JOB: Only the lines from the one with "Recreate this image as a component" to the one with "import * as", both included, should be output, without any images.

____

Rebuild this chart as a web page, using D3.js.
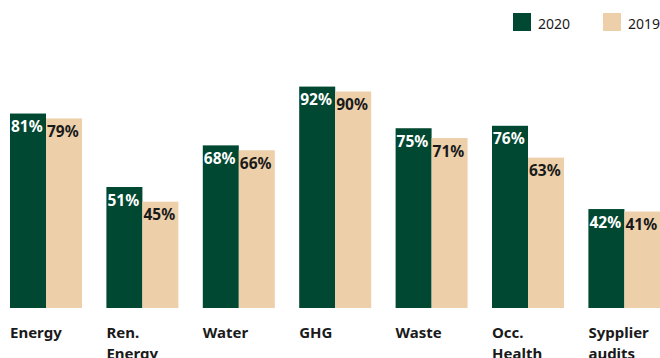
<!DOCTYPE html>
<html><head><meta charset="utf-8">
<script src="https://cdn.jsdelivr.net/npm/d3@7"></script>
<style>html,body{margin:0;padding:0;background:#fff;overflow:hidden}</style>
</head><body>
<svg id="chart" width="660" height="358"></svg>
<script>
const categories = [["Energy"],["Ren.","Energy"],["Water"],["GHG"],["Waste"],["Occ.","Health"],["Sypplier","audits"]];
const series = ["2020","2019"];
const values2020 = [81,51,68,92,75,76,42];
const values2019 = [79,45,66,90,71,63,41];
const colors = ["#004831","#EDD0AA"];
const textColors = ["#ffffff","#1a1a1a"];

const svg = d3.select("#chart");
const font = "'Noto Sans','Open Sans',sans-serif";
const x = d3.scaleBand().domain(d3.range(categories.length)).range([10,660.4]).paddingInner(0.2531).paddingOuter(0);
const xs = d3.scaleBand().domain(series).range([0,x.bandwidth()]);
const y = d3.scaleLinear().domain([1.6,100]).range([308,67]);
const data = [values2020, values2019];

const g = svg.append("g");
categories.forEach((c,i)=>{
  const grp = g.append("g").attr("transform",`translate(${x(i)},0)`);
  series.forEach((s,j)=>{
    const v = data[j][i];
    grp.append("rect").attr("x",xs(s)).attr("y",y(v)).attr("width",xs.bandwidth()).attr("height",y.range()[0]-y(v)).attr("fill",colors[j]);
    grp.append("text").attr("x",xs(s)+1).attr("y",y(v)+18.5).attr("fill",textColors[j])
      .attr("font-family",font).attr("font-weight",700).attr("font-size",15.5).text(v+"%");
  });
  const t = grp.append("text").attr("x",0).attr("y",337.5).attr("fill","#1a1a1a")
    .attr("font-family",font).attr("font-weight",700).attr("font-size",15);
  c.forEach((line,k)=>t.append("tspan").attr("x",0).attr("dy",k?21:0).text(line));
});

// legend
const legX = [513,603];
series.forEach((s,j)=>{
  svg.append("rect").attr("x",legX[j]).attr("y",13).attr("width",18).attr("height",18).attr("fill",colors[j]);
  svg.append("text").attr("x",legX[j]+25).attr("y",29).attr("fill","#1a1a1a")
    .attr("font-family",font).attr("font-size",14).text(s);
});
</script>
</body></html>
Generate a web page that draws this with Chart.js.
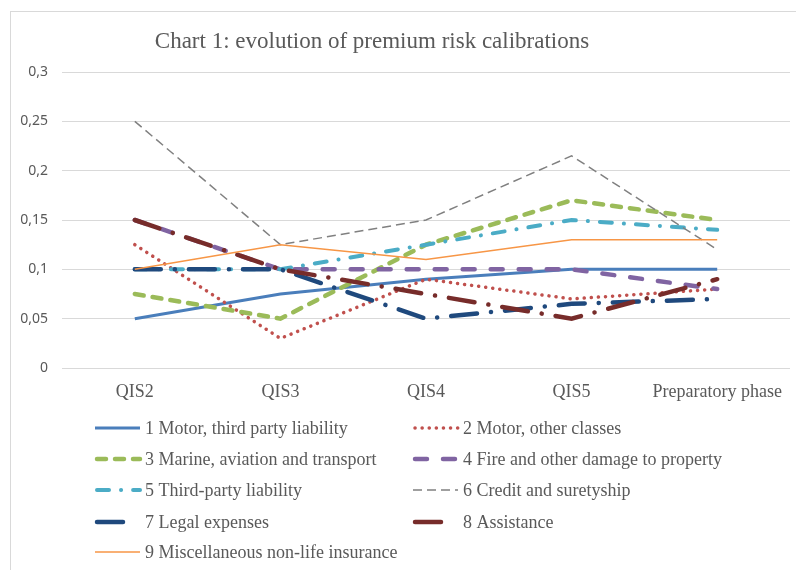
<!DOCTYPE html>
<html>
<head>
<meta charset="utf-8">
<script src="https://cdn.jsdelivr.net/npm/chart.js@4"></script>
<style>
  html, body { margin: 0; padding: 0; background: #fff; }
  #wrap { width: 796px; height: 570px; position: relative; }
</style>
</head>
<body>
<div id="wrap"><canvas id="chart" width="796" height="570"></canvas></div>
<script>
// Chart data
const phases = ['QIS2', 'QIS3', 'QIS4', 'QIS5', 'Preparatory phase'];
const seriesNames = [
    '1 Motor, third party liability',
    '2 Motor, other classes',
    '3 Marine, aviation and transport',
    '4 Fire and other damage to property',
    '5 Third-party liability',
    '6 Credit and suretyship',
    '7 Legal expenses',
    '8 Assistance',
    '9 Miscellaneous non-life insurance'
];
const motorTpl   = [0.05, 0.075, 0.09, 0.10, 0.10];
const motorOther = [0.125, 0.03, 0.09, 0.07, 0.08];
const marine     = [0.075, 0.05, 0.125, 0.17, 0.15];
const fire       = [0.15, 0.10, 0.10, 0.10, 0.08];
const thirdParty = [0.10, 0.10, 0.125, 0.15, 0.14];
const credit     = [0.25, 0.125, 0.15, 0.215, 0.12];
const legal      = [0.10, 0.10, 0.05, 0.065, 0.07];
const assistance = [0.15, 0.10, 0.075, 0.05, 0.09];
const misc       = [0.10, 0.125, 0.11, 0.13, 0.13];
const yTicks = [0, 0.05, 0.1, 0.15, 0.2, 0.25, 0.3];

const allValues = [motorTpl, motorOther, marine, fire, thirdParty, credit, legal, assistance, misc];

// line look per series (Excel style)
const styles = [
    { color: '#4A7EBB', width: 3,   dash: [],              cap: 'butt' },
    { color: '#C0504D', width: 3.5, dash: [0.1, 7],        cap: 'round' },
    { color: '#9BBB59', width: 4.5, dash: [9, 9],          cap: 'round' },
    { color: '#8064A2', width: 4.5, dash: [12, 16],        cap: 'round' },
    { color: '#4BACC6', width: 4,   dash: [12, 12, 0.1, 12], cap: 'round' },
    { color: '#808080', width: 1.5, dash: [9, 5],          cap: 'butt' },
    { color: '#1F497D', width: 4.5, dash: [26, 14, 0.1, 14], cap: 'round' },
    { color: '#772C2A', width: 4.5, dash: [26, 14, 0.1, 14], cap: 'round' },
    { color: '#F79646', width: 1.5, dash: [],              cap: 'butt' }
];

const datasets = allValues.map((vals, i) => ({
    label: seriesNames[i],
    data: vals,
    borderColor: styles[i].color,
    backgroundColor: styles[i].color,
    borderWidth: styles[i].width,
    borderDash: styles[i].dash,
    borderCapStyle: styles[i].cap,
    pointRadius: 0,
    tension: 0,
    fill: false,
    order: allValues.length - i
}));

// draws the frame, title and the two-column legend
const decorations = {
    id: 'decorations',
    beforeDraw(chart) {
        const c = chart.ctx;
        c.save();
        c.strokeStyle = '#D9D9D9';
        c.lineWidth = 1;
        c.strokeRect(10.5, 11.5, 800, 600);
        c.restore();
    },
    afterDraw(chart) {
        const c = chart.ctx;
        c.save();
        c.fillStyle = '#595959';
        c.font = '23px "Liberation Serif"';
        c.textAlign = 'center';
        c.textBaseline = 'middle';
        c.fillText('Chart 1: evolution of premium risk calibrations', 372, 42);

        const colX = [95, 413];
        const rowY = [428, 459, 490, 522, 552];
        c.font = '18px "Liberation Serif"';
        c.textAlign = 'left';
        seriesNames.forEach((name, i) => {
            const x = colX[i % 2];
            const y = rowY[Math.floor(i / 2)];
            const st = styles[i];
            // long dash-dot samples only show their first dash
            const len = (i === 6 || i === 7) ? 33 : 45;
            c.beginPath();
            c.strokeStyle = st.color;
            c.lineWidth = st.width;
            c.lineCap = st.cap;
            c.setLineDash(st.dash);
            c.moveTo(x + (st.cap === 'round' ? 2 : 0), y);
            c.lineTo(x + len, y);
            c.stroke();
            c.setLineDash([]);
            c.fillStyle = '#595959';
            c.fillText(name, x + 50, y + 1);
        });
        c.restore();
    }
};

let ctx = document.getElementById('chart').getContext('2d');
let myChart = new Chart(ctx, {
    type: 'line',
    data: { labels: phases, datasets: datasets },
    options: {
        responsive: false,
        animation: false,
        layout: { padding: { top: 72, right: 6, bottom: 162, left: 0 } },
        plugins: {
            legend: { display: false },
            title: { display: false },
            tooltip: { enabled: false }
        },
        scales: {
            x: {
                offset: true,
                grid: { display: false },
                border: { display: false },
                ticks: {
                    color: '#595959',
                    padding: 5,
                    font: { family: 'Liberation Serif', size: 18 }
                },
                afterFit: s => { s.height = 40; }
            },
            y: {
                min: 0,
                max: 0.3,
                afterBuildTicks: s => { s.ticks = yTicks.map(v => ({ value: v })); },
                grid: { color: '#D9D9D9', lineWidth: 1, drawTicks: false },
                border: { display: false },
                ticks: {
                    color: '#595959',
                    padding: 14,
                    font: { family: 'Noto Sans', size: 14 },
                    callback: v => String(v).replace('.', ',')
                },
                afterFit: s => { s.width = 62; }
            }
        }
    },
    plugins: [decorations]
});
</script>
</body>
</html>
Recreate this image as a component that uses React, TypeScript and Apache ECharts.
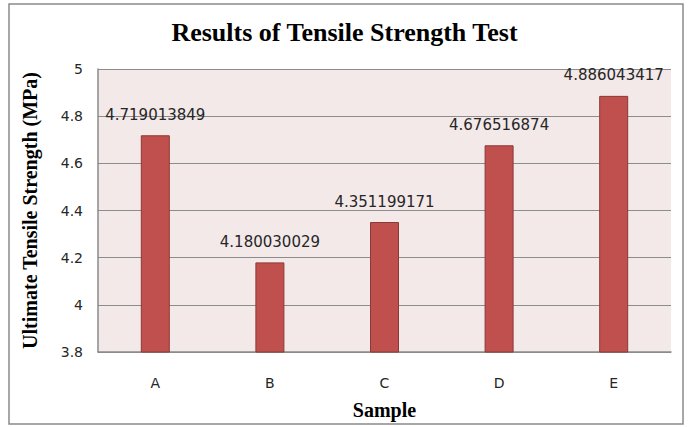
import React, { useEffect, useRef } from "react";
import * as echarts from "echarts";

const categories = ["A", "B", "C", "D", "E"];
const values = [4.719013849, 4.180030029, 4.351199171, 4.676516874, 4.886043417];
const titleText = "Results of Tensile Strength Test";
const yName = "Ultimate Tensile Strength (MPa)";
const xName = "Sample";

export default function App() {
  const ref = useRef<HTMLDivElement>(null);
  useEffect(() => {
    document.body.style.margin = "0";
    const chart = echarts.init(ref.current!, null, { renderer: "svg" });
    chart.setOption({
      animation: false,
      backgroundColor: "#ffffff",
      title: {
        text: titleText,
        left: "center",
        top: 14,
        textStyle: {
          fontFamily: "Liberation Serif",
          fontWeight: "bold",
          fontSize: 26,
          color: "#000",
        },
      },
      graphic: [
        {
          type: "rect",
          shape: { x: 9, y: 4, width: 674, height: 420 },
          style: { fill: "none", stroke: "#8a8a8a", lineWidth: 1.5 },
          silent: true,
        },
      ],
      grid: {
        left: 98,
        right: 18,
        top: 69,
        bottom: 75,
        show: true,
        backgroundColor: "#F3E9E9",
        borderWidth: 0,
      },
      xAxis: {
        type: "category",
        data: categories,
        name: xName,
        nameLocation: "middle",
        nameGap: 48,
        nameTextStyle: {
          fontFamily: "Liberation Serif",
          fontWeight: "bold",
          fontSize: 20,
          color: "#000",
        },
        axisLine: { show: true, lineStyle: { color: "#8a8a8a", width: 1.5 } },
        axisTick: { show: false },
        axisLabel: {
          margin: 24,
          fontFamily: "DejaVu Sans",
          fontSize: 14,
          color: "#262626",
        },
      },
      yAxis: {
        type: "value",
        min: 3.8,
        max: 5,
        interval: 0.2,
        name: yName,
        nameLocation: "middle",
        nameGap: 58,
        nameTextStyle: {
          fontFamily: "Liberation Serif",
          fontWeight: "bold",
          fontSize: 20,
          color: "#000",
        },
        axisLine: { show: true, lineStyle: { color: "#8a8a8a", width: 1.5 } },
        axisTick: { show: false },
        splitLine: { show: true, lineStyle: { color: "#8c8c8c", width: 1 } },
        axisLabel: {
          margin: 15,
          fontFamily: "DejaVu Sans",
          fontSize: 14,
          color: "#262626",
          formatter: (v: number) => String(Math.round(v * 10) / 10),
        },
      },
      series: [
        {
          type: "bar",
          data: values,
          barWidth: 29,
          itemStyle: { color: "#C0504D", borderColor: "#8C3836", borderWidth: 1 },
          label: {
            show: true,
            position: "top",
            distance: 13,
            fontFamily: "DejaVu Sans",
            fontSize: 15,
            color: "#262626",
            formatter: (p: any) => String(p.value),
          },
        },
      ],
    });
    return () => chart.dispose();
  }, []);
  return <div ref={ref} style={{ width: 689, height: 427 }} />;
}
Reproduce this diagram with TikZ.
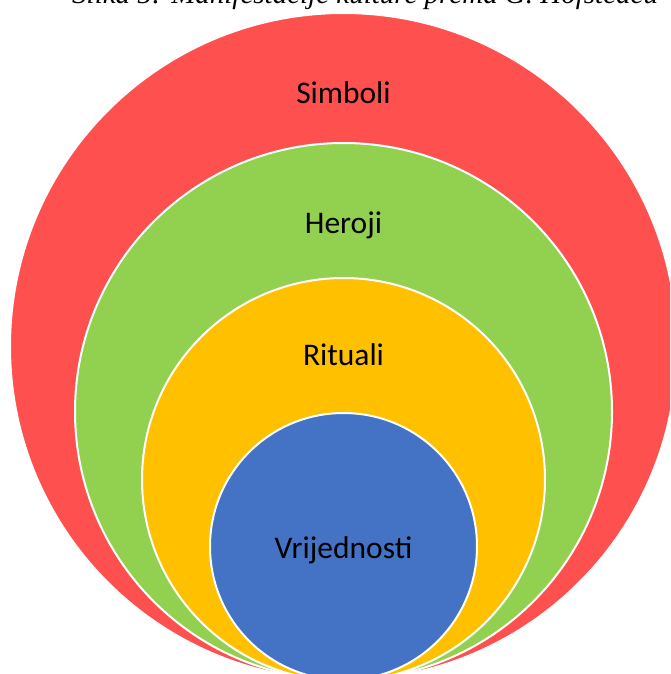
\documentclass[tikz,border=0pt]{standalone}
\usepackage{fontspec}
\setmainfont{Carlito}
\newfontfamily\captionfont{Liberation Serif}
\definecolor{simbolired}{RGB}{255,80,80}
\definecolor{herojigreen}{RGB}{146,208,80}
\definecolor{ritualiyellow}{RGB}{255,192,0}
\definecolor{vrijednostiblue}{RGB}{68,114,196}

\begin{document}
\begin{tikzpicture}[x=1pt,y=-1pt]
        %
        % `layer' is used for the four circles (they all touch at the bottom).
        % `layertext' is used for the names written in the circles.
        \tikzstyle{layer} = [circle,draw=white,line width=2pt,inner sep=0pt]
        \tikzstyle{layertext} = [anchor=base,inner sep=0pt,font=\fontsize{31.5}{31.5}\selectfont]
        %
        % Frame
        \useasboundingbox (0,0) rectangle (670,674);
        \clip (0,0) rectangle (670,674);
        %
        % Caption (cut off by the frame)
        \node[anchor=base west,inner sep=0pt,font=\captionfont\itshape\fontsize{29}{29}\selectfont]
        	(caption) at (72,4) {Slika 5: Manifestacije kulture prema G. Hofstedeu};
        %
        % Circles
        \node[layer,fill=simbolired,minimum size=667pt] (simboli) at (343.5,346.5) {};
        \node[layer,fill=herojigreen,minimum size=537pt] (heroji) at (343.5,411.5) {};
        \node[layer,fill=ritualiyellow,minimum size=403pt] (rituali) at (343.5,479.5) {};
        \node[layer,fill=vrijednostiblue,minimum size=267pt] (vrijednosti) at (343.5,546.5) {};
        %
        % Names
        \node[layertext] (t1) at (343.5,103) {Simboli};
        \node[layertext] (t2) at (343.5,233) {Heroji};
        \node[layertext] (t3) at (343.5,365) {Rituali};
        \node[layertext] (t4) at (343.5,558) {Vrijednosti};
        %
\end{tikzpicture}
\end{document}
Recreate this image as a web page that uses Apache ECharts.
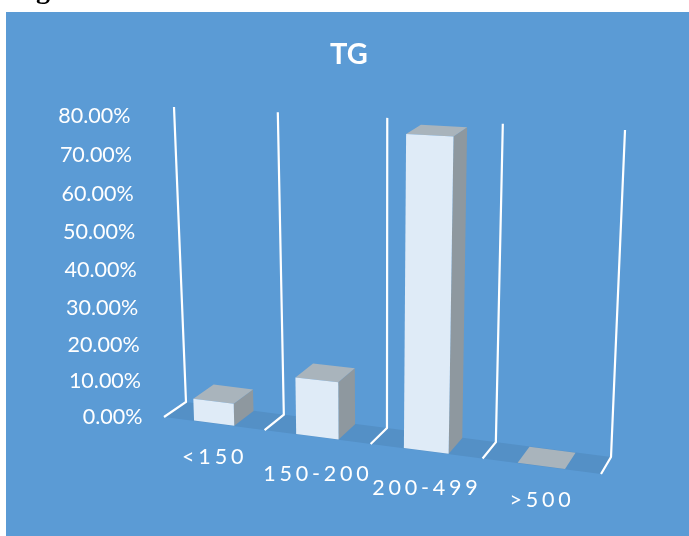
<!DOCTYPE html>
<html>
<head>
<meta charset="utf-8">
<style>html,body{margin:0;padding:0;background:#fff;overflow:hidden}#c{width:689px;height:536px}</style>
<script src="https://cdn.jsdelivr.net/npm/echarts@6/dist/echarts.min.js"></script>
</head>
<body>
<div id="c"></div>
<script>
const categories = ['<150', '150-200', '200-499', '>500'];
const shares = [0.0606, 0.1515, 0.7879, 0];
const tickValues = [0, 0.1, 0.2, 0.3, 0.4, 0.5, 0.6, 0.7, 0.8];
const tickLabels = ['0.00%', '10.00%', '20.00%', '30.00%', '40.00%', '50.00%', '60.00%', '70.00%', '80.00%'];
const categoryBoundaries = [0, 1, 2, 3, 4];

const W = 689, H = 536;
const PANEL = '#5B9BD5', FLOOR = '#5490C6', LINE = '#FFFFFF';
const BAR_FRONT = '#DFEBF7', BAR_TOP = '#A9B4BC', BAR_SIDE = '#8E989F';
const FONT = 'Lato';
const BAR_GAP = 0.3;            // category fraction left empty on each side of a bar
const DEPTH_NEAR = 0.02, DEPTH_FAR = 0.98;
const CATEGORY_DROP = [34, 37, 37, 34];  // label distance below the front floor edge

// Corners of the 3D plot box on screen
const box = {
  frontBottomLeft: [164, 417], frontBottomRight: [601, 474],
  backBottomLeft: [186, 402], backBottomRight: [611, 457],
  frontTopLeft: [152, 116], frontTopRight: [615, 140],
  backTopLeft: [174, 107], backTopRight: [625, 130]
};
const foreshortenX = 0.897, foreshortenY = 0.95;
const mix = (a, b, t) => [a[0] + (b[0] - a[0]) * t, a[1] + (b[1] - a[1]) * t];
const persp = (r, k) => k * r / (1 + (k - 1) * r);

// Project plot fractions (across, depth, height) into the page
function project(s, d, r) {
  const t = persp(s, foreshortenX), w = persp(r, foreshortenY);
  const bottom = mix(mix(box.frontBottomLeft, box.frontBottomRight, t), mix(box.backBottomLeft, box.backBottomRight, t), d);
  const top = mix(mix(box.frontTopLeft, box.frontTopRight, t), mix(box.backTopLeft, box.backTopRight, t), d);
  return mix(bottom, top, w);
}
// Reads a data point through the axes and returns its plot fractions
function fractions(api, x, y) {
  const p = api.coord([x, y]);
  return [p[0] / W, 1 - p[1] / H];
}

function renderFloor(params, api) {
  const [l] = fractions(api, 0, 0), [r] = fractions(api, 4, 0);
  return {
    type: 'polygon', silent: true,
    shape: { points: [project(l, 0, 0), project(r, 0, 0), project(r, 1, 0), project(l, 1, 0)] },
    style: { fill: FLOOR }
  };
}
function renderGridline(params, api) {
  const [s, top] = fractions(api, api.value(0), 0.8);
  return {
    type: 'polyline', silent: true,
    shape: { points: [project(s, 0, 0), project(s, 1, 0), project(s, 1, top)] },
    style: { fill: 'none', stroke: LINE, lineWidth: 2.2, lineJoin: 'miter' }
  };
}
function renderBar(params, api) {
  const i = api.value(0);
  const [a, r] = fractions(api, i + BAR_GAP, api.value(1));
  const [b] = fractions(api, i + 1 - BAR_GAP, 0);
  const n = DEPTH_NEAR, f = DEPTH_FAR;
  const face = (pts, fill) => ({ type: 'polygon', shape: { points: pts }, style: { fill } });
  return {
    type: 'group',
    children: [
      face([project(b, n, 0), project(b, f, 0), project(b, f, r), project(b, n, r)], BAR_SIDE),
      face([project(a, n, r), project(b, n, r), project(b, f, r), project(a, f, r)], BAR_TOP),
      face([project(a, n, 0), project(b, n, 0), project(b, n, r), project(a, n, r)], BAR_FRONT)
    ]
  };
}
function renderTick(params, api) {
  const [s, r] = fractions(api, 0, api.value(0));
  const p = project(s, 0, r);
  return {
    type: 'text', silent: true, x: p[0] - 21.5, y: p[1],
    style: { text: tickLabels[params.dataIndex], fill: '#fff', font: '21.5px ' + FONT, align: 'right', verticalAlign: 'middle' }
  };
}
function renderCategory(params, api) {
  const i = api.value(0);
  const [s] = fractions(api, i + 0.5, 0);
  const p = project(s, 0, 0);
  return {
    type: 'text', silent: true, x: p[0] + 1, y: p[1] + CATEGORY_DROP[i],
    style: { text: categories[i], fill: '#fff', font: '21.5px ' + FONT, align: 'center', verticalAlign: 'middle' }
  };
}

// Category labels are set with wide tracking
const plainFillText = CanvasRenderingContext2D.prototype.fillText;
CanvasRenderingContext2D.prototype.fillText = function (text, x, y) {
  const tracked = categories.includes(text);
  if (tracked) this.letterSpacing = '3.8px';
  plainFillText.call(this, text, x, y);
  if (tracked) this.letterSpacing = '0px';
};

const chart = echarts.init(document.getElementById('c'), null, { renderer: 'canvas' });
chart.setOption({
  animation: false,
  backgroundColor: '#FFFFFF',
  title: {
    text: 'TG', left: 325, top: 35,
    textStyle: { color: '#fff', fontFamily: FONT, fontWeight: 'bold', fontSize: 29 }
  },
  graphic: [
    { type: 'rect', z: -1, shape: { x: 6, y: 12, width: 683, height: 524 }, style: { fill: PANEL } },
    { type: 'text', z: 0, x: 11, y: -23, style: { text: 'Fig', fill: '#000', font: 'bold 28px "Liberation Serif"' } }
  ],
  grid: { left: 0, top: 0, width: W, height: H },
  xAxis: { type: 'value', min: 0, max: 4, interval: 1, show: false },
  yAxis: { type: 'value', min: 0, max: 0.8, interval: 0.1, show: false },
  series: [
    { type: 'custom', coordinateSystem: 'cartesian2d', renderItem: renderFloor, data: [[0, 0]], z: 1 },
    { type: 'custom', coordinateSystem: 'cartesian2d', renderItem: renderGridline, data: categoryBoundaries.map(b => [b, 0.8]), z: 2 },
    { type: 'custom', coordinateSystem: 'cartesian2d', renderItem: renderBar, data: shares.map((v, i) => [i, v]), z: 3 },
    { type: 'custom', coordinateSystem: 'cartesian2d', renderItem: renderTick, data: tickValues.map(v => [v]), encode: { x: [], y: 0 }, z: 4 },
    { type: 'custom', coordinateSystem: 'cartesian2d', renderItem: renderCategory, data: categories.map((c, i) => [i, 0]), z: 4 }
  ]
});
</script>
</body>
</html>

____

THE ANSWER:
Recreate this image as a component that uses React, TypeScript and Apache ECharts.
import React, { useEffect, useRef } from "react";
import * as echarts from "echarts";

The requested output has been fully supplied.